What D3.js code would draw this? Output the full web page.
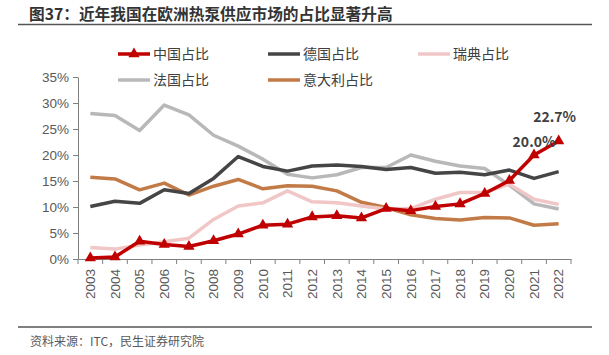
<!DOCTYPE html>
<html><head><meta charset="utf-8">
<script src="https://cdn.jsdelivr.net/npm/d3@7"></script>
<style>body{margin:0;background:#fff;}svg{display:block;font-family:"Noto Sans CJK SC","Noto Sans",sans-serif;}</style>
</head><body><svg id="c" width="609" height="355"></svg>
<script>
const years = ["2003","2004","2005","2006","2007","2008","2009","2010","2011","2012","2013","2014","2015","2016","2017","2018","2019","2020","2021","2022"];
const china   = [0.2,0.4,3.4,2.8,2.4,3.5,4.8,6.5,6.7,8.1,8.3,7.9,9.7,9.3,10.1,10.6,12.6,15.1,20.0,22.7];
const germany = [10.1,11.1,10.7,13.3,12.6,15.5,19.7,17.8,16.9,17.9,18.1,17.8,17.2,17.6,16.5,16.7,16.2,17.1,15.5,16.8];
const sweden  = [2.2,1.9,2.7,3.3,4.0,7.6,10.2,10.8,13.1,11.0,10.8,10.2,9.6,9.7,11.5,12.8,12.8,14.4,11.5,10.5];
const france  = [28.0,27.6,24.7,29.6,27.7,23.8,21.7,19.2,16.3,15.6,16.2,17.6,17.6,20.0,18.8,17.9,17.4,14.2,10.6,9.6];
const italy   = [15.7,15.4,13.3,14.6,12.3,14.0,15.3,13.5,14.1,14.0,13.1,10.9,9.9,8.5,7.8,7.5,8.0,7.9,6.5,6.8];
const yTicks  = [0,5,10,15,20,25,30,35];
const seriesNames = ["中国占比","德国占比","瑞典占比","法国占比","意大利占比"];
const seriesColors = ["#C00000","#454545","#F0C6C6","#B8B8B8","#C27B47"];
const title = "图37：近年我国在欧洲热泵供应市场的占比显著升高";
const source = "资料来源：ITC，民生证券研究院";

const svg = d3.select("#c");
const x = d3.scaleBand().domain(years).range([78, 571]);
const y = d3.scaleLinear().domain([0, 35]).range([259, 77]);
const cx = d => x(d) + x.bandwidth()/2;

// title
svg.append("text").attr("x", 29).attr("y", 19.5).attr("font-size", 15.7).attr("font-weight", "bold")
  .attr("fill", "#333").text(title);
svg.append("line").attr("x1", 18).attr("x2", 592).attr("y1", 24.5).attr("y2", 24.5).attr("stroke", "#555").attr("stroke-width", 1.3);

// axes
const ya = svg.append("g").attr("transform", "translate(78,0)")
  .call(d3.axisLeft(y).tickValues(yTicks).tickFormat(d => d + "%").tickSize(5).tickSizeOuter(0));
ya.select(".domain").attr("stroke", "#808080");
ya.selectAll(".tick line").attr("stroke", "#808080");
ya.selectAll("text").attr("font-size", 13.5).attr("fill", "#595959").attr("x", -9);

const xa = svg.append("g").attr("transform", "translate(0,259)")
  .call(d3.axisBottom(x).tickSize(0).tickSizeOuter(0));
xa.select(".domain").attr("stroke", "#808080");
xa.selectAll(".tick text").attr("font-size", 13.5).attr("fill", "#595959")
  .attr("transform", "rotate(-90)").attr("text-anchor", "end").attr("x", -10).attr("y", 0).attr("dy", "0.35em");
// boundary ticks
const bounds = years.map(d => x(d)).concat([x(years[years.length-1]) + x.bandwidth()]);
svg.append("g").selectAll("line").data(bounds).join("line")
  .attr("x1", d => d).attr("x2", d => d).attr("y1", 259).attr("y2", 264).attr("stroke", "#808080");

// lines
const data = [china, germany, sweden, france, italy];
const order = [3, 4, 1, 2, 0];
const line = d3.line().x((d, i) => cx(years[i])).y(d => y(d));
order.forEach(k => {
  svg.append("path").datum(data[k]).attr("d", line).attr("fill", "none")
    .attr("stroke", seriesColors[k]).attr("stroke-width", 3.5).attr("stroke-linejoin", "round");
});
const tri = d3.symbol().type(d3.symbolTriangle).size(55);
svg.append("g").selectAll("path").data(china).join("path")
  .attr("d", tri).attr("fill", seriesColors[0])
  .attr("transform", (d, i) => `translate(${cx(years[i])},${y(d)})`);

// labels
svg.append("text").attr("x", cx("2021")).attr("y", y(china[18]) - 8).attr("text-anchor", "middle")
  .attr("font-size", 14).attr("font-weight", "bold").attr("fill", "#404040").text(china[18].toFixed(1) + "%");
svg.append("text").attr("x", cx("2022") - 4).attr("y", y(china[19]) - 19).attr("text-anchor", "middle")
  .attr("font-size", 14).attr("font-weight", "bold").attr("fill", "#404040").text(china[19].toFixed(1) + "%");

// legend
const legPos = [[118, 54], [268, 54], [418, 54], [118, 80], [268, 80]];
seriesNames.forEach((n, k) => {
  const [lx, ly] = legPos[k];
  svg.append("line").attr("x1", lx).attr("x2", lx + 32).attr("y1", ly).attr("y2", ly)
    .attr("stroke", seriesColors[k]).attr("stroke-width", 3.5);
  if (k === 0) svg.append("path").attr("d", tri).attr("fill", seriesColors[0]).attr("transform", `translate(${lx+16},${ly})`);
  svg.append("text").attr("x", lx + 35).attr("y", ly).attr("dy", "0.36em").attr("font-size", 14)
    .attr("fill", "#404040").text(n);
});

// footer
svg.append("line").attr("x1", 18).attr("x2", 592).attr("y1", 327).attr("y2", 327).attr("stroke", "#555").attr("stroke-width", 1.3);
svg.append("text").attr("x", 30).attr("y", 346).attr("font-size", 12).attr("fill", "#595959").text(source);
</script></body></html>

------------

GOAL: Reproduce all of the data exactly, omitting each picture it holds.

SOLUTION:
What D3.js code would draw this? Output the full web page.
<!DOCTYPE html>
<html><head><meta charset="utf-8">
<script src="https://cdn.jsdelivr.net/npm/d3@7"></script>
<style>body{margin:0;background:#fff;}svg{display:block;font-family:"Noto Sans CJK SC","Noto Sans",sans-serif;}</style>
</head><body><svg id="c" width="609" height="355"></svg>
<script>
const years = ["2003","2004","2005","2006","2007","2008","2009","2010","2011","2012","2013","2014","2015","2016","2017","2018","2019","2020","2021","2022"];
const china   = [0.2,0.4,3.4,2.8,2.4,3.5,4.8,6.5,6.7,8.1,8.3,7.9,9.7,9.3,10.1,10.6,12.6,15.1,20.0,22.7];
const germany = [10.1,11.1,10.7,13.3,12.6,15.5,19.7,17.8,16.9,17.9,18.1,17.8,17.2,17.6,16.5,16.7,16.2,17.1,15.5,16.8];
const sweden  = [2.2,1.9,2.7,3.3,4.0,7.6,10.2,10.8,13.1,11.0,10.8,10.2,9.6,9.7,11.5,12.8,12.8,14.4,11.5,10.5];
const france  = [28.0,27.6,24.7,29.6,27.7,23.8,21.7,19.2,16.3,15.6,16.2,17.6,17.6,20.0,18.8,17.9,17.4,14.2,10.6,9.6];
const italy   = [15.7,15.4,13.3,14.6,12.3,14.0,15.3,13.5,14.1,14.0,13.1,10.9,9.9,8.5,7.8,7.5,8.0,7.9,6.5,6.8];
const yTicks  = [0,5,10,15,20,25,30,35];
const seriesNames = ["中国占比","德国占比","瑞典占比","法国占比","意大利占比"];
const seriesColors = ["#C00000","#454545","#F0C6C6","#B8B8B8","#C27B47"];
const title = "图37：近年我国在欧洲热泵供应市场的占比显著升高";
const source = "资料来源：ITC，民生证券研究院";

const svg = d3.select("#c");
const x = d3.scaleBand().domain(years).range([78, 571]);
const y = d3.scaleLinear().domain([0, 35]).range([259, 77]);
const cx = d => x(d) + x.bandwidth()/2;

// title
svg.append("text").attr("x", 29).attr("y", 19.5).attr("font-size", 15.7).attr("font-weight", "bold")
  .attr("fill", "#333").text(title);
svg.append("line").attr("x1", 18).attr("x2", 592).attr("y1", 24.5).attr("y2", 24.5).attr("stroke", "#555").attr("stroke-width", 1.3);

// axes
const ya = svg.append("g").attr("transform", "translate(78,0)")
  .call(d3.axisLeft(y).tickValues(yTicks).tickFormat(d => d + "%").tickSize(5).tickSizeOuter(0));
ya.select(".domain").attr("stroke", "#808080");
ya.selectAll(".tick line").attr("stroke", "#808080");
ya.selectAll("text").attr("font-size", 13.5).attr("fill", "#595959").attr("x", -9);

const xa = svg.append("g").attr("transform", "translate(0,259)")
  .call(d3.axisBottom(x).tickSize(0).tickSizeOuter(0));
xa.select(".domain").attr("stroke", "#808080");
xa.selectAll(".tick text").attr("font-size", 13.5).attr("fill", "#595959")
  .attr("transform", "rotate(-90)").attr("text-anchor", "end").attr("x", -10).attr("y", 0).attr("dy", "0.35em");
// boundary ticks
const bounds = years.map(d => x(d)).concat([x(years[years.length-1]) + x.bandwidth()]);
svg.append("g").selectAll("line").data(bounds).join("line")
  .attr("x1", d => d).attr("x2", d => d).attr("y1", 259).attr("y2", 264).attr("stroke", "#808080");

// lines
const data = [china, germany, sweden, france, italy];
const order = [3, 4, 1, 2, 0];
const line = d3.line().x((d, i) => cx(years[i])).y(d => y(d));
order.forEach(k => {
  svg.append("path").datum(data[k]).attr("d", line).attr("fill", "none")
    .attr("stroke", seriesColors[k]).attr("stroke-width", 3.5).attr("stroke-linejoin", "round");
});
const tri = d3.symbol().type(d3.symbolTriangle).size(55);
svg.append("g").selectAll("path").data(china).join("path")
  .attr("d", tri).attr("fill", seriesColors[0])
  .attr("transform", (d, i) => `translate(${cx(years[i])},${y(d)})`);

// labels
svg.append("text").attr("x", cx("2021")).attr("y", y(china[18]) - 8).attr("text-anchor", "middle")
  .attr("font-size", 14).attr("font-weight", "bold").attr("fill", "#404040").text(china[18].toFixed(1) + "%");
svg.append("text").attr("x", cx("2022") - 4).attr("y", y(china[19]) - 19).attr("text-anchor", "middle")
  .attr("font-size", 14).attr("font-weight", "bold").attr("fill", "#404040").text(china[19].toFixed(1) + "%");

// legend
const legPos = [[118, 54], [268, 54], [418, 54], [118, 80], [268, 80]];
seriesNames.forEach((n, k) => {
  const [lx, ly] = legPos[k];
  svg.append("line").attr("x1", lx).attr("x2", lx + 32).attr("y1", ly).attr("y2", ly)
    .attr("stroke", seriesColors[k]).attr("stroke-width", 3.5);
  if (k === 0) svg.append("path").attr("d", tri).attr("fill", seriesColors[0]).attr("transform", `translate(${lx+16},${ly})`);
  svg.append("text").attr("x", lx + 35).attr("y", ly).attr("dy", "0.36em").attr("font-size", 14)
    .attr("fill", "#404040").text(n);
});

// footer
svg.append("line").attr("x1", 18).attr("x2", 592).attr("y1", 327).attr("y2", 327).attr("stroke", "#555").attr("stroke-width", 1.3);
svg.append("text").attr("x", 30).attr("y", 346).attr("font-size", 12).attr("fill", "#595959").text(source);
</script></body></html>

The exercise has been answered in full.